Exactly as written, retype the listing below, omitting the pictures.

INFORMATION SHOWN:
***

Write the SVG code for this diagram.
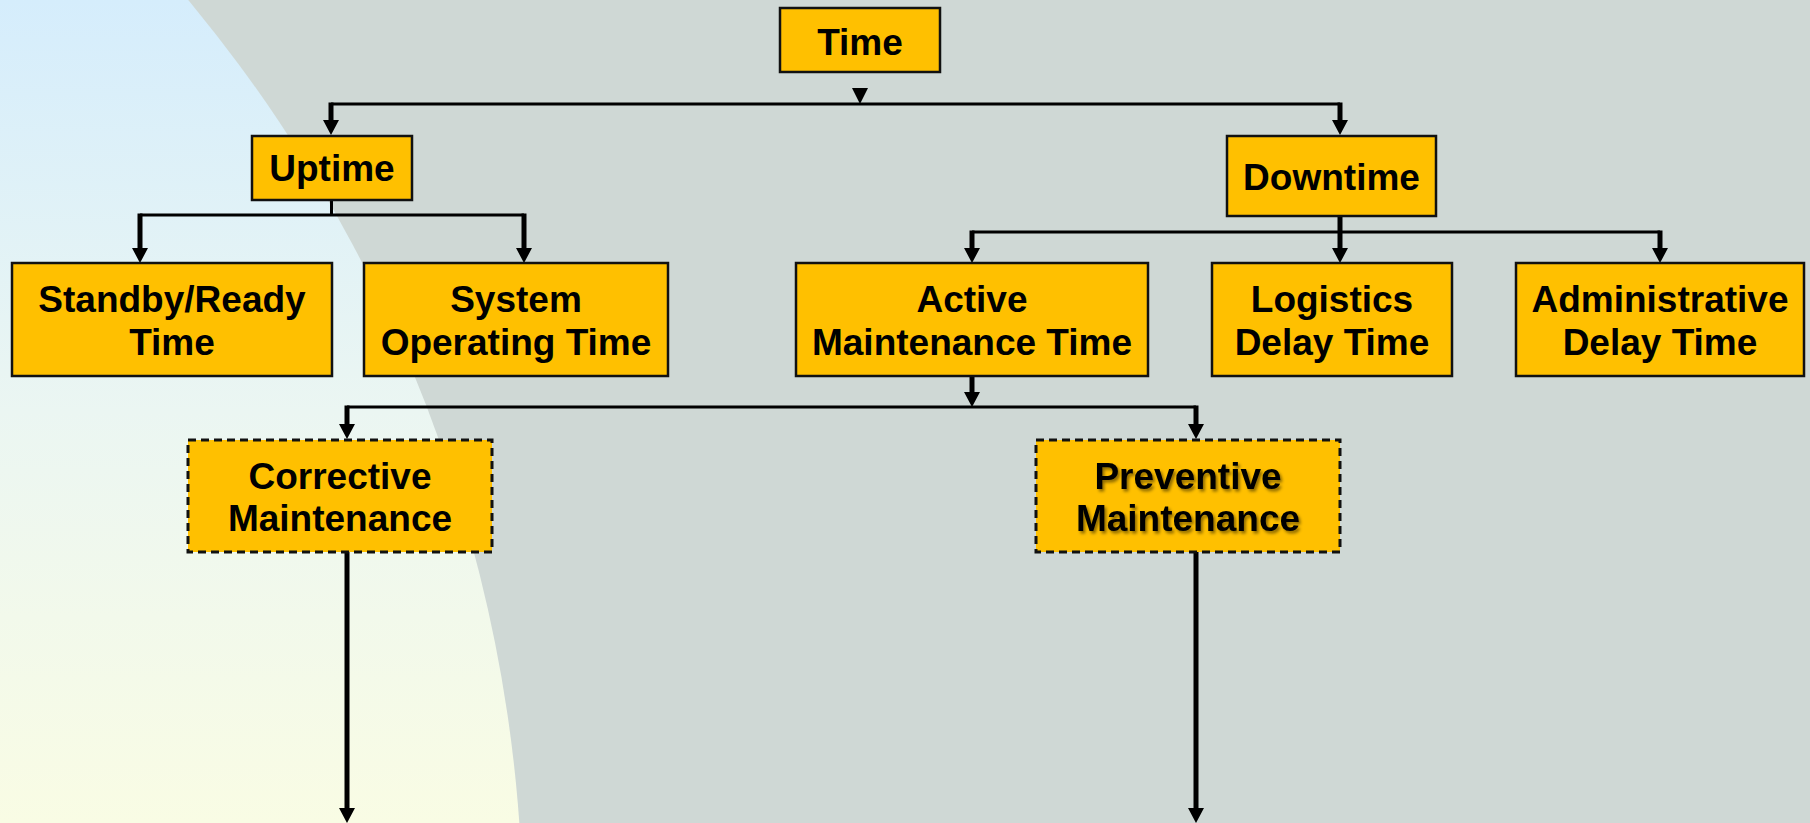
<svg xmlns="http://www.w3.org/2000/svg" width="1810" height="823" viewBox="0 0 1810 823">
<defs>
<linearGradient id="bgGrad" gradientUnits="userSpaceOnUse" x1="0" y1="0" x2="0" y2="823">
<stop offset="0" stop-color="#d5edfc"/>
<stop offset="0.5" stop-color="#ebf6f2"/>
<stop offset="1" stop-color="#f9fce4"/>
</linearGradient>
<marker id="arr" markerUnits="userSpaceOnUse" markerWidth="16" markerHeight="16" refX="0" refY="8" orient="auto" viewBox="0 0 16 16">
<path d="M0,0 L15,8 L0,16 z" fill="#000"/>
</marker>
<filter id="tshadow" x="-10%" y="-20%" width="130%" height="150%">
<feDropShadow dx="2" dy="2.5" stdDeviation="1.5" flood-color="#000" flood-opacity="0.45"/>
</filter>
<style>
.box{fill:#ffc000;stroke:#111;stroke-width:2.5}
.dash{fill:#ffc000;stroke:#111;stroke-width:3;stroke-dasharray:8 5}
.lbl{font-family:"Liberation Sans",Arial,sans-serif;font-weight:bold;font-size:37px;fill:#000;text-anchor:middle}
.thin{fill:none;stroke:#000;stroke-width:3}
.thick{fill:none;stroke:#000;stroke-width:5;marker-end:url(#arr)}
</style>
</defs>
<rect x="0" y="0" width="1810" height="823" fill="#cfd8d5"/>
<circle cx="-925" cy="926" r="1448" fill="url(#bgGrad)"/>

<g id="connectors">
<polygon points="852,88 868,88 860,104" fill="#000"/>
<path class="thin" d="M331,104 H1340"/>
<path class="thick" d="M331,102.5 V120"/>
<path class="thick" d="M1340,102.5 V120"/>
<path class="thin" d="M331.5,200 V215 M140,215 H524"/>
<path class="thick" d="M140,213.5 V248"/>
<path class="thick" d="M524,213.5 V248"/>
<path class="thin" d="M972,232 H1660"/>
<path class="thick" d="M1340,216 V248"/>
<path class="thick" d="M972,230.5 V248"/>
<path class="thick" d="M1660,230.5 V248"/>
<path class="thick" d="M972,376 V392"/>
<path class="thin" d="M347,407 H1196"/>
<path class="thick" d="M347,405.5 V424"/>
<path class="thick" d="M1196,405.5 V424"/>
<path class="thick" d="M347,552 V808"/>
<path class="thick" d="M1196,552 V808"/>
</g>

<g id="time">
<rect class="box" x="780" y="8" width="160" height="64"/>
<text class="lbl" x="860" y="55">Time</text>
</g>
<g id="uptime">
<rect class="box" x="252" y="136" width="160" height="64"/>
<text class="lbl" x="332" y="181">Uptime</text>
</g>
<g id="downtime">
<rect class="box" x="1227" y="136" width="209" height="80"/>
<text class="lbl" x="1331.5" y="190">Downtime</text>
</g>
<g id="standby">
<rect class="box" x="12" y="263" width="320" height="113"/>
<text class="lbl" x="172" y="312">Standby/Ready</text>
<text class="lbl" x="172" y="355">Time</text>
</g>
<g id="sysop">
<rect class="box" x="364" y="263" width="304" height="113"/>
<text class="lbl" x="516" y="312">System</text>
<text class="lbl" x="516" y="355">Operating Time</text>
</g>
<g id="active">
<rect class="box" x="796" y="263" width="352" height="113"/>
<text class="lbl" x="972" y="312">Active</text>
<text class="lbl" x="972" y="355">Maintenance Time</text>
</g>
<g id="logistics">
<rect class="box" x="1212" y="263" width="240" height="113"/>
<text class="lbl" x="1332" y="312">Logistics</text>
<text class="lbl" x="1332" y="355">Delay Time</text>
</g>
<g id="admin">
<rect class="box" x="1516" y="263" width="288" height="113"/>
<text class="lbl" x="1660" y="312">Administrative</text>
<text class="lbl" x="1660" y="355">Delay Time</text>
</g>
<g id="corrective">
<rect class="dash" x="188" y="440" width="304" height="112"/>
<text class="lbl" x="340" y="489">Corrective</text>
<text class="lbl" x="340" y="531">Maintenance</text>
</g>
<g id="preventive">
<rect class="dash" x="1036" y="440" width="304" height="112"/>
<g filter="url(#tshadow)">
<text class="lbl" x="1188" y="489">Preventive</text>
<text class="lbl" x="1188" y="531">Maintenance</text>
</g>
</g>
</svg>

***

EXERCISE OUTPUT:
Write the SVG code for this diagram.
<svg xmlns="http://www.w3.org/2000/svg" width="1810" height="823" viewBox="0 0 1810 823">
<defs>
<linearGradient id="bgGrad" gradientUnits="userSpaceOnUse" x1="0" y1="0" x2="0" y2="823">
<stop offset="0" stop-color="#d5edfc"/>
<stop offset="0.5" stop-color="#ebf6f2"/>
<stop offset="1" stop-color="#f9fce4"/>
</linearGradient>
<marker id="arr" markerUnits="userSpaceOnUse" markerWidth="16" markerHeight="16" refX="0" refY="8" orient="auto" viewBox="0 0 16 16">
<path d="M0,0 L15,8 L0,16 z" fill="#000"/>
</marker>
<filter id="tshadow" x="-10%" y="-20%" width="130%" height="150%">
<feDropShadow dx="2" dy="2.5" stdDeviation="1.5" flood-color="#000" flood-opacity="0.45"/>
</filter>
<style>
.box{fill:#ffc000;stroke:#111;stroke-width:2.5}
.dash{fill:#ffc000;stroke:#111;stroke-width:3;stroke-dasharray:8 5}
.lbl{font-family:"Liberation Sans",Arial,sans-serif;font-weight:bold;font-size:37px;fill:#000;text-anchor:middle}
.thin{fill:none;stroke:#000;stroke-width:3}
.thick{fill:none;stroke:#000;stroke-width:5;marker-end:url(#arr)}
</style>
</defs>
<rect x="0" y="0" width="1810" height="823" fill="#cfd8d5"/>
<circle cx="-925" cy="926" r="1448" fill="url(#bgGrad)"/>

<g id="connectors">
<polygon points="852,88 868,88 860,104" fill="#000"/>
<path class="thin" d="M331,104 H1340"/>
<path class="thick" d="M331,102.5 V120"/>
<path class="thick" d="M1340,102.5 V120"/>
<path class="thin" d="M331.5,200 V215 M140,215 H524"/>
<path class="thick" d="M140,213.5 V248"/>
<path class="thick" d="M524,213.5 V248"/>
<path class="thin" d="M972,232 H1660"/>
<path class="thick" d="M1340,216 V248"/>
<path class="thick" d="M972,230.5 V248"/>
<path class="thick" d="M1660,230.5 V248"/>
<path class="thick" d="M972,376 V392"/>
<path class="thin" d="M347,407 H1196"/>
<path class="thick" d="M347,405.5 V424"/>
<path class="thick" d="M1196,405.5 V424"/>
<path class="thick" d="M347,552 V808"/>
<path class="thick" d="M1196,552 V808"/>
</g>

<g id="time">
<rect class="box" x="780" y="8" width="160" height="64"/>
<text class="lbl" x="860" y="55">Time</text>
</g>
<g id="uptime">
<rect class="box" x="252" y="136" width="160" height="64"/>
<text class="lbl" x="332" y="181">Uptime</text>
</g>
<g id="downtime">
<rect class="box" x="1227" y="136" width="209" height="80"/>
<text class="lbl" x="1331.5" y="190">Downtime</text>
</g>
<g id="standby">
<rect class="box" x="12" y="263" width="320" height="113"/>
<text class="lbl" x="172" y="312">Standby/Ready</text>
<text class="lbl" x="172" y="355">Time</text>
</g>
<g id="sysop">
<rect class="box" x="364" y="263" width="304" height="113"/>
<text class="lbl" x="516" y="312">System</text>
<text class="lbl" x="516" y="355">Operating Time</text>
</g>
<g id="active">
<rect class="box" x="796" y="263" width="352" height="113"/>
<text class="lbl" x="972" y="312">Active</text>
<text class="lbl" x="972" y="355">Maintenance Time</text>
</g>
<g id="logistics">
<rect class="box" x="1212" y="263" width="240" height="113"/>
<text class="lbl" x="1332" y="312">Logistics</text>
<text class="lbl" x="1332" y="355">Delay Time</text>
</g>
<g id="admin">
<rect class="box" x="1516" y="263" width="288" height="113"/>
<text class="lbl" x="1660" y="312">Administrative</text>
<text class="lbl" x="1660" y="355">Delay Time</text>
</g>
<g id="corrective">
<rect class="dash" x="188" y="440" width="304" height="112"/>
<text class="lbl" x="340" y="489">Corrective</text>
<text class="lbl" x="340" y="531">Maintenance</text>
</g>
<g id="preventive">
<rect class="dash" x="1036" y="440" width="304" height="112"/>
<g filter="url(#tshadow)">
<text class="lbl" x="1188" y="489">Preventive</text>
<text class="lbl" x="1188" y="531">Maintenance</text>
</g>
</g>
</svg>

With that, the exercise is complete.